Under ‘Farming words and dialects’ Sylvia also reminded me of ‘Clinting’ for hammering over a long nail and ‘Faggot’ for a bundle of sticks for firewood. Also ‘Plush a hedge’ (or plesh) for cutting a hedge growth half way through, then laying the top growth lengthways parallel to the hedgerow. ‘Shooting’ for guttering on a building and ‘Trow’ for an animal feeding trough.
Also familiar were some ‘Weather Sayings’, such as ‘Mackerel sky—never long wet, never long dry’ as a white streaked sky with clouds means very changeable weather. Another saying may be useful ‘If it is fine on 21 June it will be set fair until 21 September’ and of course ‘When cows lie down it will rain’.

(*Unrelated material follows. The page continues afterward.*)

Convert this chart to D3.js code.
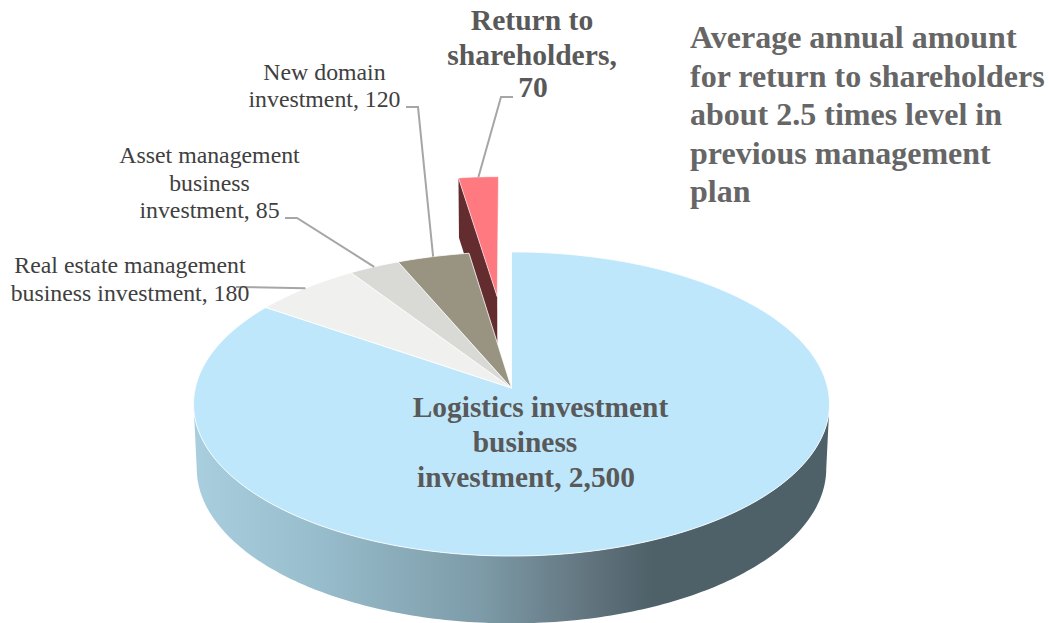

I recall from my early days reference to someone being ‘Sawney’ meaning having slow, drawling speech and possibly slow of thought. Also ‘Leery’ as being hungry, empty and ‘Na’r a’ for never a. Then ‘Sprack’ or ‘Spreck’ for well, active and ‘Withwind’ for bindweed, also ‘Stout’ or ‘Stoat’ for a cowfly. These last five are recorded by William Barnes, too. He has also recorded ‘Hangen’ for sloping ground, ‘Hazzle’ for hazel, ‘Heal’ for hide or cover, ‘Het’ for heat or hit, ‘Kecks’ for cowparsley stem, ‘Knap’ for hillock or knob, ‘Leaene’ for lane, ‘Mammet’ for scarecrow, ‘Nesh’ for soft, ‘Nitch’ for large faggot of wood, ‘Par’ for shut up or close, ‘Ratch’ for stretch, ‘Scram’ for distorted, ‘Send’ for shower, ‘Wont’ is a mole, and ‘Wops’ for wasp.
Sylvia Creed also quoted from a charter granted to Whitchurch in 1240 which includes an early name for Marshwood as ‘Capella de Mersewode’.
Bridport History Society does not meet in July and August, but we hope to see you all in September.
Cecil Amor, Hon President, Bridport History Society.